ETF features leading firms like Square and PayPal, which are disrupting traditional payment systems
Digital wallet is a phrase bandied around with increasing regularity as firms like Square, with Cash App, and Chime rise in prominence. For the average credit card user, it’s a whirlwind concept. For the innovation-loving investor, it’s a call to arms.
Max Friedrich, an analyst at ARK Invest, the tech-loving ETF provider led by Cathie Wood, explained that the digital wallet space could grow to 230 million users in the U.S. by 2025, creating $4.6 trillion of financial service revenues.
It’s a fintech area investable through the Emerge ARK Fintech Innovation ETF, which trades on the NEO Exchange, and holds the likes of Square (top holding with 9.82%), PayPal, Zillow, Pinterest, Tencent and Shopify.
But what even is a digital wallet? ARK Invest defines it as application on your mobile phone through which you can not only access financial services but also commercial services like ordering a taxi or a takeout, for example.
The innovation claxon rang loud for Wood and her team when digital wallets started showing huge growth in China through the 2010s. From essentially ground zero in 2013, Alipay and WeChat Pay launched wallets and garnered a combined 8 million users in four years. At that moment, the volume of mobile payments actually overtook Chinese GDP.

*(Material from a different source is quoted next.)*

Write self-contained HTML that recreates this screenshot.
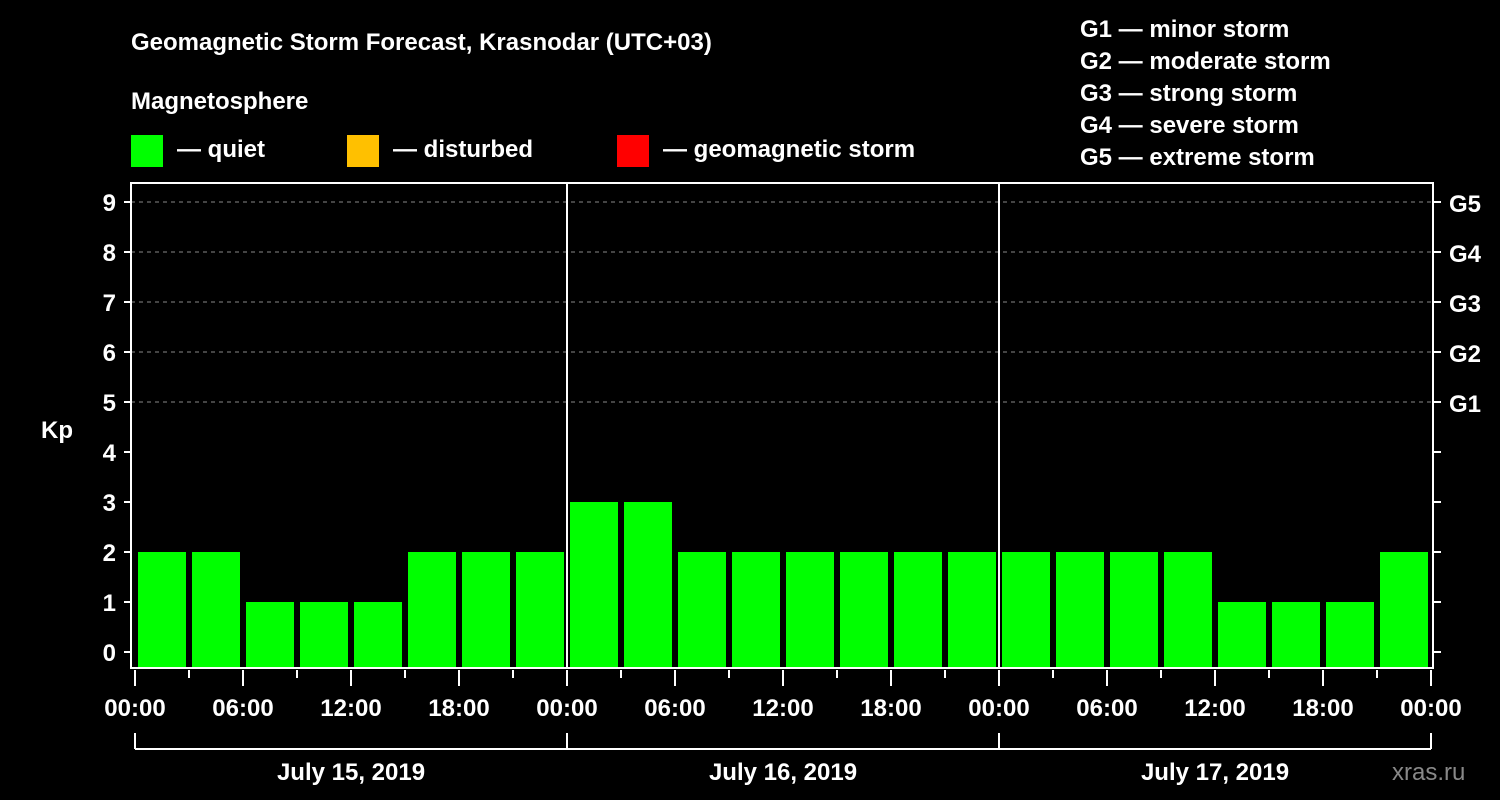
<!DOCTYPE html>
<html><head><meta charset="utf-8"><style>
html,body{margin:0;padding:0;background:#000;}
svg{display:block;font-family:"Liberation Sans",Arial,sans-serif;font-weight:bold;}
</style></head><body>
<svg id="c" width="1500" height="800" viewBox="0 0 1500 800">
<rect width="1500" height="800" fill="#000"/>
<text x="131" y="50" fill="#fff" font-size="24">Geomagnetic Storm Forecast, Krasnodar (UTC+03)</text>
<text x="131" y="109" fill="#fff" font-size="24">Magnetosphere</text>
<g><rect x="131" y="135" width="32" height="32" fill="#00ff00"/><text x="177" y="157" fill="#fff" font-size="24">— quiet</text></g>
<g><rect x="347" y="135" width="32" height="32" fill="#ffc000"/><text x="393" y="157" fill="#fff" font-size="24">— disturbed</text></g>
<g><rect x="617" y="135" width="32" height="32" fill="#ff0000"/><text x="663" y="157" fill="#fff" font-size="24">— geomagnetic storm</text></g>
<g fill="#fff" font-size="24">
<text x="1080" y="37">G1 — minor storm</text>
<text x="1080" y="69">G2 — moderate storm</text>
<text x="1080" y="101">G3 — strong storm</text>
<text x="1080" y="133">G4 — severe storm</text>
<text x="1080" y="165">G5 — extreme storm</text>
</g>
<text x="41" y="438" fill="#fff" font-size="24">Kp</text>
<g id="grid"></g><g id="bars"></g><g id="axes"></g>
<text x="1392" y="780" fill="#888" font-size="24" font-weight="normal">xras.ru</text>
</svg>
<script>
const kpValues=[2,2,1,1,1,2,2,2, 3,3,2,2,2,2,2,2, 2,2,2,2,1,1,1,2];
const yTicks=[0,1,2,3,4,5,6,7,8,9];
const gLabels=["G1","G2","G3","G4","G5"];
const gLevels=[5,6,7,8,9];
const xTickLabels=["00:00","06:00","12:00","18:00","00:00","06:00","12:00","18:00","00:00","06:00","12:00","18:00","00:00"];
const dayLabels=["July 15, 2019","July 16, 2019","July 17, 2019"];
const NS="http://www.w3.org/2000/svg";
const L=131,R=1433,T=183,B=668,X0=135,SLOT=54;
const y=v=>652-v*50;
const x=i=>X0+i*SLOT;
function mk(tag,attrs,parent){const e=document.createElementNS(NS,tag);for(const k in attrs)e.setAttribute(k,attrs[k]);parent.appendChild(e);return e;}
const grid=document.getElementById('grid'),bars=document.getElementById('bars'),axes=document.getElementById('axes');
gLevels.forEach((g,i)=>{
 const ln=mk('line',{x1:L,x2:R,y1:y(g),y2:y(g),stroke:'#888','stroke-dasharray':'4,4','stroke-width':1},grid);
 
 
 const t=mk('text',{x:1449,y:y(g)+10,fill:'#fff','font-size':24},axes);t.textContent=gLabels[i];
 
 
});
yTicks.forEach(v=>{
 mk('line',{x1:124,x2:L,y1:y(v),y2:y(v),stroke:'#fff','stroke-width':2},axes);
 mk('line',{x1:R,x2:R+8,y1:y(v),y2:y(v),stroke:'#fff','stroke-width':2},axes);
 const t=mk('text',{x:116,y:y(v)+9,fill:'#fff','font-size':24,'text-anchor':'end'},axes);t.textContent=v;
 
 
});
kpValues.forEach((v,i)=>{
 const r=mk('rect',{x:x(i)+3,y:y(v),width:SLOT-6,height:B-y(v),fill:v>=5?'#ff0000':(v>=4?'#ffc000':'#00ff00')},bars);
 
 
});
mk('rect',{x:L,y:T,width:R-L,height:B-T,fill:'none',stroke:'#fff','stroke-width':2},axes);
for(let d=1;d<dayLabels.length;d++)mk('line',{x1:x(d*8),x2:x(d*8),y1:T,y2:B,stroke:'#fff','stroke-width':2},axes);
for(let i=0;i<=kpValues.length;i++){
 mk('line',{x1:x(i),x2:x(i),y1:670,y2:i%2?678:686,stroke:'#fff','stroke-width':2},axes);
}
xTickLabels.forEach((s,i)=>{
 const t=mk('text',{x:x(i*2),y:716,fill:'#fff','font-size':24,'text-anchor':'middle'},axes);t.textContent=s;
 
 
});
mk('line',{x1:x(0),x2:x(24),y1:749,y2:749,stroke:'#fff','stroke-width':2},axes);
for(let d=0;d<=dayLabels.length;d++)mk('line',{x1:x(d*8),x2:x(d*8),y1:733,y2:749,stroke:'#fff','stroke-width':2},axes);
dayLabels.forEach((s,d)=>{
 const t=mk('text',{x:(x(d*8)+x(d*8+8))/2,y:780,fill:'#fff','font-size':24,'text-anchor':'middle'},axes);t.textContent=s;
 
 
});
</script>
</body></html>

Friedrich said: “We decided that this is something worth looking into more, and that there must be something going on here. What we saw was that, in these digital wallets, people were not only using them for peer-to-peer transactions or to buy things at local stores, or restaurants or street markets. But, actually, 50% of their screen space was devoted to other commercial applications.

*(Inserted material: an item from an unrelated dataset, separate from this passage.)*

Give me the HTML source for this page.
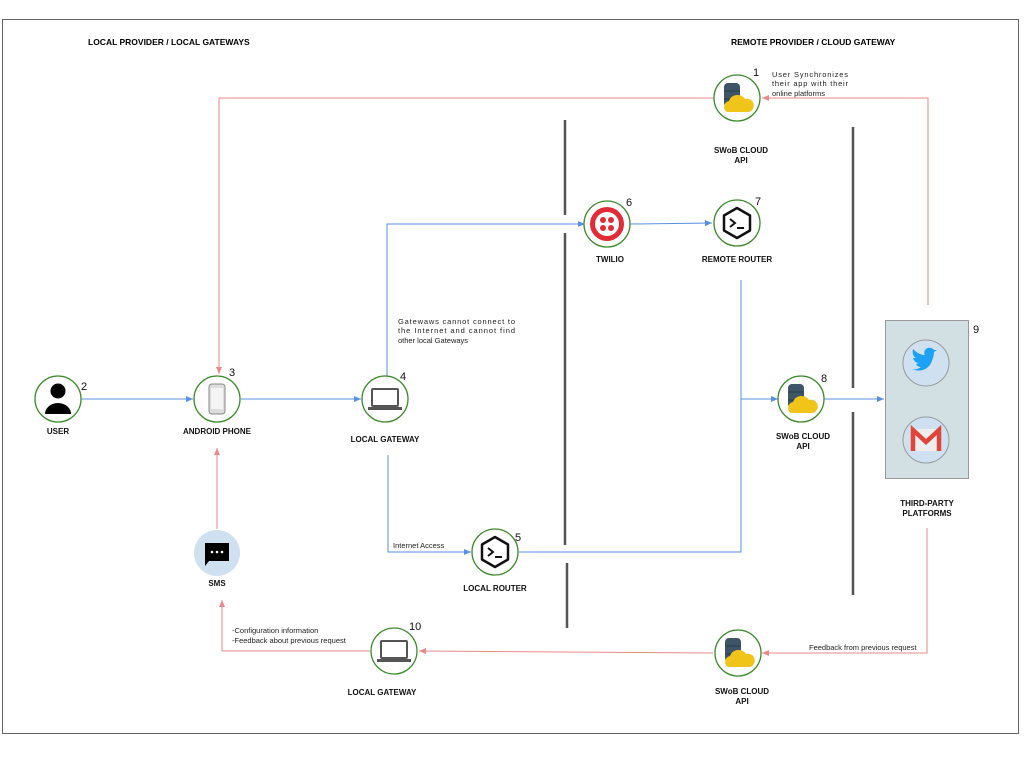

“In China, you can use WeChat Pay or Alipay not only to pay somebody else or pay a business, but you can also order a taxi, you can order food, you can shop online. All of these commercial services are embedded within those finite digital wallets.”

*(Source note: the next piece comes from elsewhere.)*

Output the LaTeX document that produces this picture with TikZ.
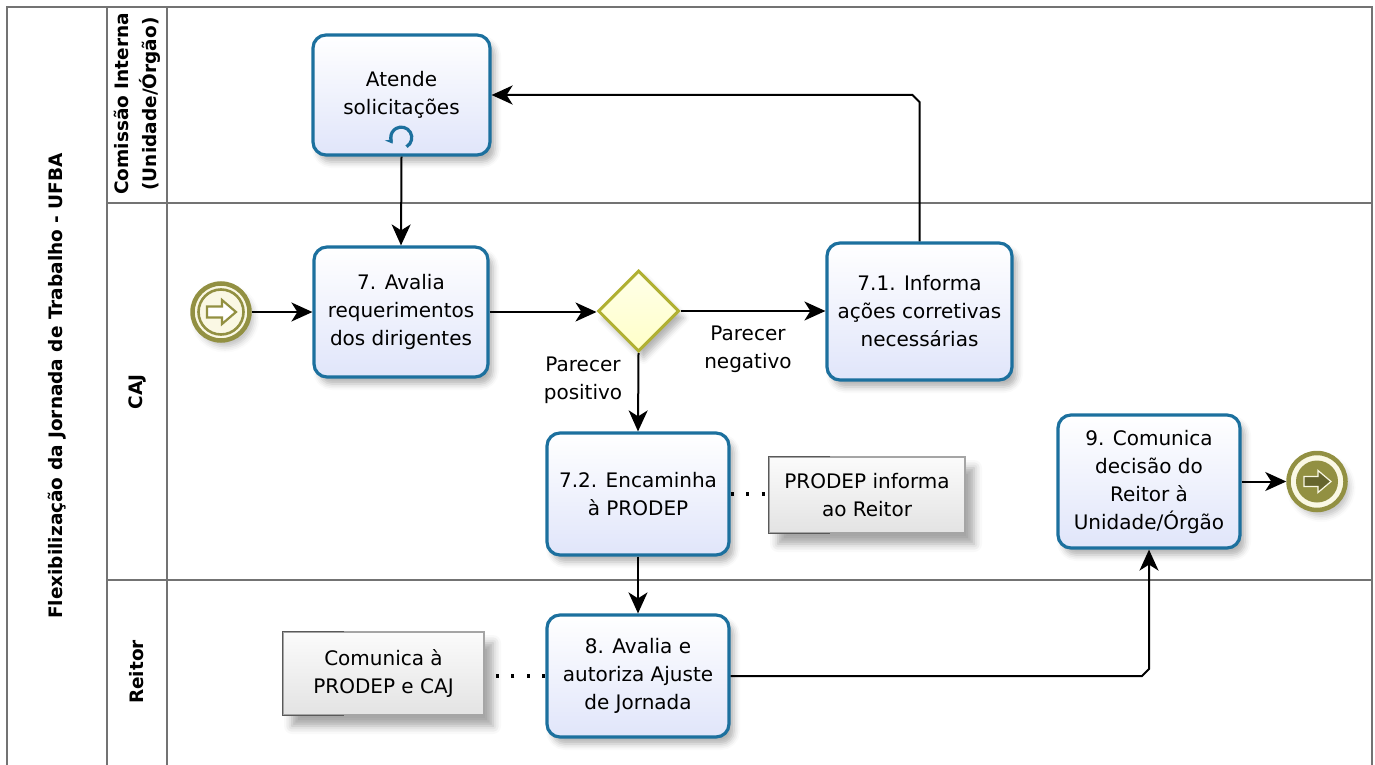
\documentclass[tikz,border=0pt]{standalone}
\usepackage{fontspec}
\setmainfont{DejaVu Sans}
\usetikzlibrary{shapes.geometric,arrows.meta,shadows.blur,calc}
\definecolor{taskborder}{RGB}{28,112,158}
\definecolor{taskfill}{RGB}{224,229,250}
\definecolor{gwborder}{RGB}{176,176,50}
\definecolor{gwfill}{RGB}{255,255,200}
\definecolor{evolive}{RGB}{146,144,66}
\definecolor{evfill}{RGB}{250,248,228}
\definecolor{lanegray}{RGB}{115,115,115}
\definecolor{anngray}{RGB}{165,165,165}
\tikzset{
  task/.style={rectangle, rounded corners=13pt, draw=taskborder, line width=3.2pt,
    top color=white, bottom color=taskfill, align=center, inner sep=2pt,
    font=\fontsize{20}{28}\selectfont,
    blur shadow={shadow xshift=5pt, shadow yshift=-7pt, shadow blur radius=6pt, shadow opacity=30}},
  gateway/.style={diamond, aspect=1, draw=gwborder, line width=3pt, inner sep=0pt,
    minimum width=81pt, minimum height=81pt, top color=gwfill!40, bottom color=gwfill,
    blur shadow={shadow xshift=5pt, shadow yshift=-7pt, shadow blur radius=6pt, shadow opacity=30}},
  event/.style={circle, draw=evolive, line width=4.5pt, fill=evfill, minimum size=57pt, inner sep=0pt,
    blur shadow={shadow xshift=4pt, shadow yshift=-6pt, shadow blur radius=6pt, shadow opacity=25}},
  annot/.style={rectangle, draw=anngray, line width=1.2pt, top color=gray!3, bottom color=gray!22,
    align=center, inner sep=2pt, font=\fontsize{20}{28}\selectfont,
    blur shadow={shadow xshift=9pt, shadow yshift=-11pt, shadow blur radius=8pt, shadow opacity=35}},
  lbl/.style={align=center, inner sep=1pt, font=\fontsize{20}{28}\selectfont},
  lanehead/.style={rotate=90, align=center, inner sep=1pt, font=\bfseries\fontsize{18.5}{28}\selectfont},
  flow/.style={draw=black, line width=2pt, -{Stealth[length=21pt, width=19pt, inset=6pt]}},
  assoc/.style={draw=black, line width=3.2pt, dash pattern=on 3pt off 12.5pt},
  lanelines/.style={draw=lanegray, line width=1.8pt}
}
\begin{document}
\begin{tikzpicture}[x=1pt,y=-1pt]
\useasboundingbox (0,0) rectangle (1375,765);
% pool and lanes
\draw[lanelines] (7,765) -- (7,7) -- (1372,7) -- (1372,765);
\draw[lanelines] (107,7) -- (107,765);
\draw[lanelines] (167,7) -- (167,765);
\draw[lanelines] (107,203) -- (1372,203);
\draw[lanelines] (107,580) -- (1372,580);
\node[lanehead] (pooltitle) at (57,386) {Flexibilização da Jornada de Trabalho - UFBA};
\node[lanehead] (lane1) at (137,104) {Comissão Interna\\(Unidade/Órgão)};
\node[lanehead] (lane2) at (137,392) {CAJ};
\node[lanehead] (lane3) at (137,672) {Reitor};

% nodes
\node[task, minimum width=177pt, minimum height=120pt] (atende) at (401.5,95) {Atende\\solicitações};
\draw[taskborder, line width=3.2pt, -{Stealth[length=7pt,width=9pt]}] (406.5,146.7) arc[start angle=60, end angle=-215, radius=10.5];

\node[task, minimum width=174pt, minimum height=130pt] (avalia) at (401,312) {7. Avalia\\requerimentos\\dos dirigentes};
\node[event] (start) at (221,312) {};
\draw[evolive, line width=2.6pt] (start.center) circle[radius=22.5];
\draw[evolive, line width=2.2pt, fill=white, line join=miter]
  ($(start.center)+(-14,-5.5)$) -- ($(start.center)+(1,-5.5)$) -- ($(start.center)+(1,-12)$) --
  ($(start.center)+(15,0)$) -- ($(start.center)+(1,12)$) -- ($(start.center)+(1,5.5)$) --
  ($(start.center)+(-14,5.5)$) -- cycle;

\node[gateway] (gw) at (638.5,311) {};
\node[task, minimum width=185pt, minimum height=137pt] (informa) at (919.5,311.5) {7.1. Informa\\ações corretivas\\necessárias};
\node[task, minimum width=182pt, minimum height=122pt] (encaminha) at (638,494) {7.2. Encaminha\\à PRODEP};
\node[annot, minimum width=196pt, minimum height=76pt] (ann1) at (867,495) {PRODEP informa\\ao Reitor};
\node[task, minimum width=182pt, minimum height=122pt] (av8) at (638,676) {8. Avalia e\\autoriza Ajuste\\de Jornada};
\node[annot, minimum width=201pt, minimum height=83pt] (ann2) at (383.5,673.5) {Comunica à\\PRODEP e CAJ};
\node[task, minimum width=182pt, minimum height=133pt] (com9) at (1149,481.5) {9. Comunica\\decisão do\\Reitor à\\Unidade/Órgão};
\node[event] (endev) at (1317,481.5) {};
\fill[evolive] (endev.center) circle[radius=21];
\draw[evfill, line width=1.2pt, fill=evolive!70!black, line join=miter]
  ($(endev.center)+(-13,-5)$) -- ($(endev.center)+(1,-5)$) -- ($(endev.center)+(1,-11)$) --
  ($(endev.center)+(14,0)$) -- ($(endev.center)+(1,11)$) -- ($(endev.center)+(1,5)$) --
  ($(endev.center)+(-13,5)$) -- cycle;

% annotation brackets
\draw[draw=gray!70!black, line width=1.2pt] ($(ann1.north west)+(62,0)$) -- (ann1.north west) -- (ann1.south west) -- ($(ann1.south west)+(62,0)$);
\draw[draw=gray!70!black, line width=1.2pt] ($(ann2.north west)+(62,0)$) -- (ann2.north west) -- (ann2.south west) -- ($(ann2.south west)+(62,0)$);

% labels
\node[lbl] (lpos) at (583,380) {Parecer\\positivo};
\node[lbl] (lneg) at (748,349) {Parecer\\negativo};

% connectors
\draw[flow] (atende.south) -- (avalia.north);
\draw[flow] (start.east) -- (start.east -| avalia.west);
\draw[flow] (avalia.east) -- (avalia.east -| gw.west);
\draw[flow] (gw.east) -- (gw.east -| informa.west);
\draw[flow] (gw.south) -- (encaminha.north);
\draw[flow] (informa.north) -- ($(informa.north |- atende.east)+(0,7)$) -- ($(informa.north |- atende.east)+(-7,0)$) -- (atende.east);
\draw[flow] (encaminha.south) -- (av8.north);
\draw[flow] (av8.east) -- ($(av8.east -| com9.south)+(-7,0)$) -- ($(av8.east -| com9.south)+(0,-7)$) -- (com9.south);
\draw[flow] (com9.east) -- (endev.west);
\draw[assoc] (encaminha.east) -- (encaminha.east -| ann1.west);
\draw[assoc] (av8.west) -- (av8.west -| ann2.east);
\end{tikzpicture}
\end{document}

Eyes were opened and an inflection point reached. There are now numerous companies and wallets around the world. North America’s leader is Cash App but there is also Mogo, SoFi, Robinhood, Chime and Venmo (PayPal). Others have emerged in Europe, Africa and South America.
To understand the scale of this growth, Friedrich said it’s taken Cash App and Venmo seven to 10 years to each amass the same number of deposit account holders it took J.P. Morgan more than 30 years and five acquisitions to reach. Not an entirely like for like comparison, of course, but an eye-opening one.
Crucially, ARK believes that customer acquisition costs with a digital wallet are much cheaper – as little as $20 – compared with the expensive legacy infrastructure traditional financial institutions typically have to deal with. He suggested that, on this front, life will get tougher for banks and that, while the large ones are not going anywhere, the smaller regional ones will face real challenges.
Another attraction for long-term investors might be the social pull of these wallets. They are incentivised to bring other people on to the network and, much like social networks, there is a social value.
For example, users are incentivized to invite others so they can send and receive money, and encouraged to stay on the platform because they might get into a potentially uncomfortable social situation if they leave. For example, if somebody is pressing them for money owed or they’re splitting the bill with friends at a restaurant.
ARK forecasts are the result of both top-down and bottom-up analysis, which they constantly revisit to realign expectations. Its best-case scenario of $4.6 trillion is based on, at maturity, each digital wallet being worth about $20,000 in financial services revenue. This analyis is split, with $10,000 coming from commerce activity and the other half coming from financial products like payments, insurance, personal credit and mortgage, saving and spending account, and brokerages.
Friedrich said: “What we do from a portfolio management perspective is follow these companies very closely. Let's say it's for Cash App and we have a model that is driven by this top-down approach. We then check in with a bottom-up reality check and calculate what it did in revenue per customer per year. If that’s not aligned, and we're on a false track, we revisit our assumptions.”